Eating, of all things, seems so individual, what with all of our preferences and intolerances. Fast food marketing capitalizes on this idea of food as a private commodity by offering to make a meal “your way.” Restaurants in general seem like the modern remedy to picky eaters – each person choosing individualized, customized food. One family can eat four different meals for dinner.
But despite our modern confusion, food is not individual, but communal, cultural even. Food choices are not simply a matter of preference. Economics, geography, race, and family all play a part in what I eat, how I eat, even when I eat.
When we sit down at the table together, we share our lives by sharing food. We dip our spoons into the same bowl like we dip our thoughts into the conversation. We appreciate the same effort that brought the food to the table just as we appreciate the same effort that brought us to the table. We let the same flavors tease our palates as we tease each other with our proximity and our humor.
When I visit family or friends these days, I usually take food. When I know we are grilling out, I pack a veggie burger and gluten free bread for myself. If I am taking a salad or a side dish to share, I make sure it has beans or seeds in it so it will fill me up if I can’t eat anything else from the table. I also make exceptions when I can. I typically avoid gluten, soy, and peanuts, but I’m not allergic to them. So, if a dish contains those, I just eat it. I always avoid meat, eggs, fish, or dairy. But I’m ok to pick out the pieces if I need to do that.
Mostly, I’m learning to respect the baggage that comes with everyone’s food choices. And I think other people are doing the same for me, too.
Recently, I took food to my mom’s for a meal to celebrate my nephew’s visit from out of town. I brought food everyone could eat for dinner, and my mom was providing the dessert. She made a homemade raspberry cobbler from berries my step-dad had picked from a nearby field.

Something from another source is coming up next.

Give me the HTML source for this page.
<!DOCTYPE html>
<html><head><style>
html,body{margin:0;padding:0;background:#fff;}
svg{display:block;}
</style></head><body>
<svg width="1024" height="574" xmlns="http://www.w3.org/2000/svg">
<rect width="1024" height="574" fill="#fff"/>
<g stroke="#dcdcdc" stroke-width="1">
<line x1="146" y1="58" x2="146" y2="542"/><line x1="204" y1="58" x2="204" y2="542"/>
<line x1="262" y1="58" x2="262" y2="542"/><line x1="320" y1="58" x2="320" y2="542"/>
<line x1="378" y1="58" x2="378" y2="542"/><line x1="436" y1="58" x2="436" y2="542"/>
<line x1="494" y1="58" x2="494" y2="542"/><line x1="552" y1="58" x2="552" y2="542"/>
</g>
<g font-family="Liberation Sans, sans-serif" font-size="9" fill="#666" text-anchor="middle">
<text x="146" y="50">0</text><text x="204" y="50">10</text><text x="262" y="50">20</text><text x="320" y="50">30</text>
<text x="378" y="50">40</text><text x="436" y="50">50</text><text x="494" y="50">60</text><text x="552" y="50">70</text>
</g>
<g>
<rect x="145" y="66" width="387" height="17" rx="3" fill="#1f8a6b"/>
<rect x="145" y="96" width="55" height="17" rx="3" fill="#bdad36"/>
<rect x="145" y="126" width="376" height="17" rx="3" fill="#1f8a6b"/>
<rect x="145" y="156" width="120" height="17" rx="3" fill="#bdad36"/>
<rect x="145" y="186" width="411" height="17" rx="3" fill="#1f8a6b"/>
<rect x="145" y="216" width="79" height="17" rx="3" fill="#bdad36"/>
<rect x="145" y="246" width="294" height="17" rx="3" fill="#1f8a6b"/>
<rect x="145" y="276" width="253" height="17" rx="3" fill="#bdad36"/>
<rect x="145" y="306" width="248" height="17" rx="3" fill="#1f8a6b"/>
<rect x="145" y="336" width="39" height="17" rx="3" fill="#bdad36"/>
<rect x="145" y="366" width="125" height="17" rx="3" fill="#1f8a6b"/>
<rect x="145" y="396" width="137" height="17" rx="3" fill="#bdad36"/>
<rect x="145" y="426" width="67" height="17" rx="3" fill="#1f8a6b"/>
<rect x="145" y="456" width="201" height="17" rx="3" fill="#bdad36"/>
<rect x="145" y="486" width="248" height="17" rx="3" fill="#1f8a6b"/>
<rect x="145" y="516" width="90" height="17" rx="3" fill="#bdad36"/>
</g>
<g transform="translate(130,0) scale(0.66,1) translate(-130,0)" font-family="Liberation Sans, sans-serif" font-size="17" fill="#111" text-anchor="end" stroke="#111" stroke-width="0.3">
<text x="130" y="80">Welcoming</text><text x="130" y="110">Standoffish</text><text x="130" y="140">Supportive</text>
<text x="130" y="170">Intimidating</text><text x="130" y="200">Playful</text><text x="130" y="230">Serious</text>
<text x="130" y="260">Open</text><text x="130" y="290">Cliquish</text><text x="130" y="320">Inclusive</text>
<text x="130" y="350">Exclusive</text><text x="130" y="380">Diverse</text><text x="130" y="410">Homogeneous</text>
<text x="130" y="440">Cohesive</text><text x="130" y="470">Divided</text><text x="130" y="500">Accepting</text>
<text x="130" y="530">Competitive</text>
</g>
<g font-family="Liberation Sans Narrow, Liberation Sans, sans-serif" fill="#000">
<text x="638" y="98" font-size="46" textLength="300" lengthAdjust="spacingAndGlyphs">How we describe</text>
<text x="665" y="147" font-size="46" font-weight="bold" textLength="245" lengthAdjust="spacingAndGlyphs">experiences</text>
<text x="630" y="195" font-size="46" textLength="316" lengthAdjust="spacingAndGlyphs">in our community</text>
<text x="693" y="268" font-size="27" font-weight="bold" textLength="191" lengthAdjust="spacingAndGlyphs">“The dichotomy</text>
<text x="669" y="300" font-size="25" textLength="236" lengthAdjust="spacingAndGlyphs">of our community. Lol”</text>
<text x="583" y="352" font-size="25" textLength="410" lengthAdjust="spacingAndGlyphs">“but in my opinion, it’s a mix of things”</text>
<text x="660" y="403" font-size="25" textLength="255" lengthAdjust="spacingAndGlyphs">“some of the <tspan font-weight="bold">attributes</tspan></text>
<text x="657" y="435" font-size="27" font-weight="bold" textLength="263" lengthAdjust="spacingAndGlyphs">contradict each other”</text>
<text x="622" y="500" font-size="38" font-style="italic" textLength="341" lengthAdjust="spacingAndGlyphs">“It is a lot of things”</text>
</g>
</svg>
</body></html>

The night before, we chatted on the phone as she was making the dessert, one of my favorites.
“Well, I guess you won’t be able to eat it,” she said, after she mentioned that she also had vanilla ice cream to top it with.
“Could you save off some of the berries for me to eat plain?” I asked.

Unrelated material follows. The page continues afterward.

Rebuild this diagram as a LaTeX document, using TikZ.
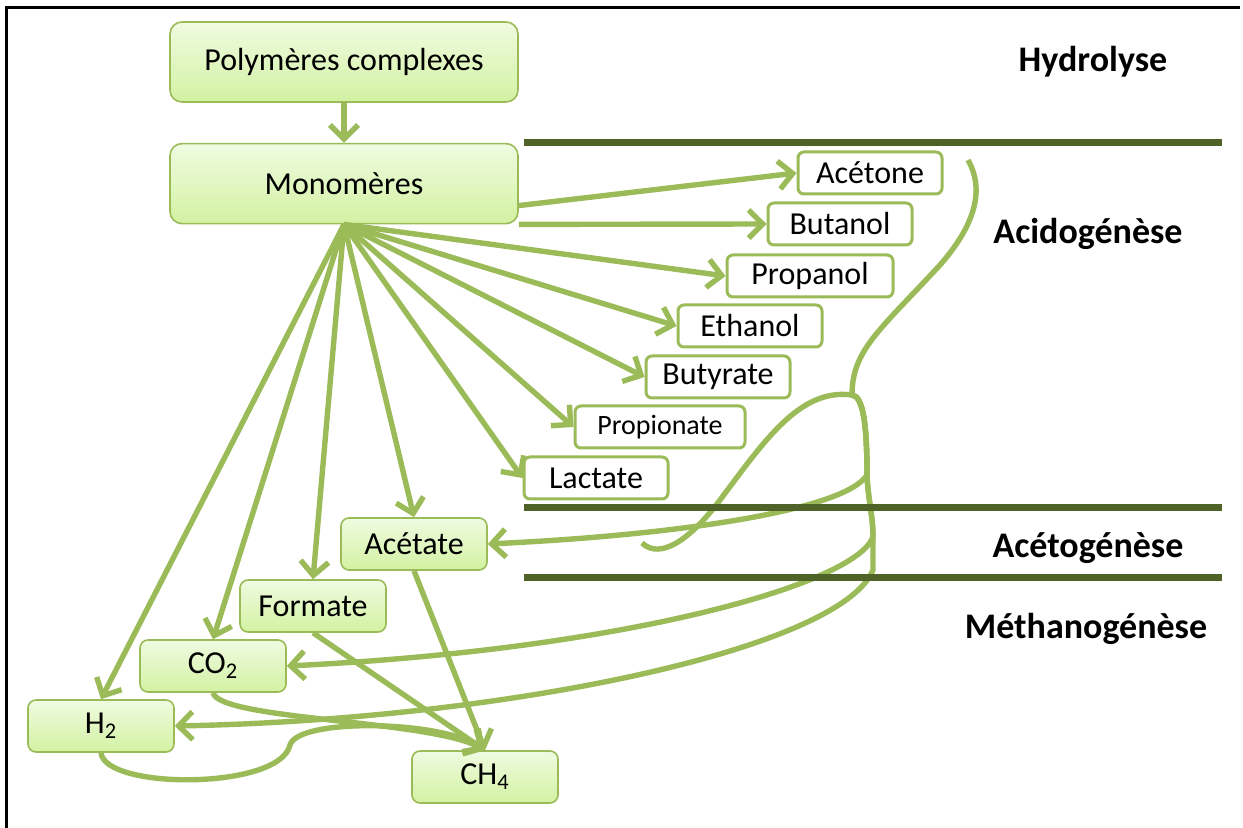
\documentclass[tikz,border=0pt]{standalone}
\usepackage{fontspec}
\setmainfont{Carlito}
\usepackage{xcolor}
\usepackage{tikz}
\usetikzlibrary{positioning,arrows.meta}

\definecolor{leaf}{HTML}{9BBB59}
\definecolor{bark}{HTML}{4F6228}
\definecolor{leaftop}{HTML}{F0FBE1}
\definecolor{leafbot}{HTML}{D2F2A2}

\begin{document}
\begin{tikzpicture}[
  x=0.5pt, y=-0.5pt,
  font=\fontsize{16}{19}\selectfont,
  stage/.style={draw=leaf, line width=0.8pt, rounded corners=4pt, top color=leaftop, bottom color=leafbot, minimum width=73pt, minimum height=26pt, inner sep=0pt},
  big/.style={stage, minimum width=174pt, minimum height=40pt, rounded corners=6pt},
  prod/.style={draw=leaf, line width=1.5pt, fill=white, rounded corners=3pt, minimum width=72pt, minimum height=21pt, inner sep=0pt},
  phase/.style={font=\fontsize{18}{21}\selectfont\bfseries},
  arr/.style={draw=leaf, line width=2.7pt, -{Straight Barb[length=7pt,width=14pt]}},
  link/.style={draw=leaf, line width=2.7pt},
  bar/.style={draw=bark, line width=3.5pt}]
  \useasboundingbox (0,0) rectangle (1243,828);
  \draw[line width=1.5pt] (6,828) -- (6,8) -- (1240,8);
  % chain of stages
  \node[big] (poly) at (344,62) {Polymères complexes};
  \node[big, below=20pt of poly] (mono) {Monomères};
  \node[prod] (acetone) at (870,173) {Acétone};
  \node[prod] (butanol) at (840,224) {Butanol};
  \node[prod, minimum width=83pt] (propanol) at (810,276) {Propanol};
  \node[prod] (ethanol) at (750,326) {Ethanol};
  \node[prod] (butyrate) at (718,377) {Butyrate};
  \node[prod, minimum width=85pt, font=\fontsize{14}{16}\selectfont] (propionate) at (660,427) {Propionate};
  \node[prod] (lactate) at (596,478) {Lactate};
  \node[stage] (acetate) at (414,544) {Acétate};
  \node[stage] (formate) at (313,606) {Formate};
  \node[stage] (co2) at (213,666) {CO\textsubscript{2}};
  \node[stage] (h2) at (101,726) {H\textsubscript{2}};
  \node[stage] (ch4) at (485,777) {CH\textsubscript{4}};
  % phases
  \node[phase] (hydro) at (1093,62) {Hydrolyse};
  \node[phase] (acido) at (1088,234) {Acidogénèse};
  \node[phase] (aceto) at (1088,548) {Acétogénèse};
  \node[phase] (metha) at (1086,629) {Méthanogénèse};
  % arrows
  \draw[arr] (poly) -- (mono);
  \draw[arr] ([yshift=-11pt]mono.east) -- (acetone.west);
  \draw[arr] (mono.south east) -- (butanol.west);
  \foreach \dst/\anc in {propanol/west, ethanol/west, butyrate/west, propionate/west, lactate/west, acetate/north, formate/north, co2/north, h2/north}
    \draw[arr] (mono.south) -- (\dst.\anc);
  % bracket from the alcohols
  \coordinate (brtop) at (968,160);
  \coordinate (fork) at (852,395);
  \coordinate (hook) at (642,543);
  \draw[link] (brtop) .. controls (985,190) and (975,225) .. (940,265) .. controls (880,330) and (852,350) .. (fork);
  \draw[link] (fork) .. controls (800,388) and (765,440) .. (720,500) .. controls (690,540) and (660,560) .. (hook);
  \draw[arr] (fork) .. controls (864,396) and (867,430) .. (867,475) .. controls (845,510) and (680,535) .. (acetate.east);
  \draw[arr] (fork) .. controls (864,396) and (867,430) .. (867,475) .. controls (868,500) and (873,515) .. (873,537) .. controls (855,585) and (620,650) .. (co2.east);
  \draw[arr] (fork) .. controls (864,396) and (867,430) .. (867,475) .. controls (868,500) and (873,515) .. (873,537) -- (873,570) .. controls (840,650) and (500,720) .. (h2.east);
  % into methane
  \draw[arr] (co2.south) .. controls (220,720) and (430,720) .. (ch4.north);
  \draw[arr] (h2.south) .. controls (105,790) and (280,790) .. (290,745) .. controls (298,718) and (440,720) .. (ch4.north);
  \draw[arr] (formate.south) -- (ch4.north);
  \draw[arr] (acetate.south) -- (ch4.north);
  % phase limits
  \draw[bar] (524,143) -- (1222,143);
  \draw[bar] (524,508) -- (1222,508);
  \draw[bar] (524,578) -- (1222,578);
\end{tikzpicture}
\end{document}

“Oh, yes, in fact, I had too many, and I was just going to pack them in there. You caught me just in time. I was about to pour them in,” she said.
“Do they have sugar on them?” I asked, afraid that I wouldn’t be able to eat them after all.
“No, they have just been washed,” she said. “Oh good, now you can enjoy the berries, too.”
So that evening, as I ate the plain wild raspberries with a spoon, I barely even noticed the soft warm crust or the slightly melted ice cream in the other bowls.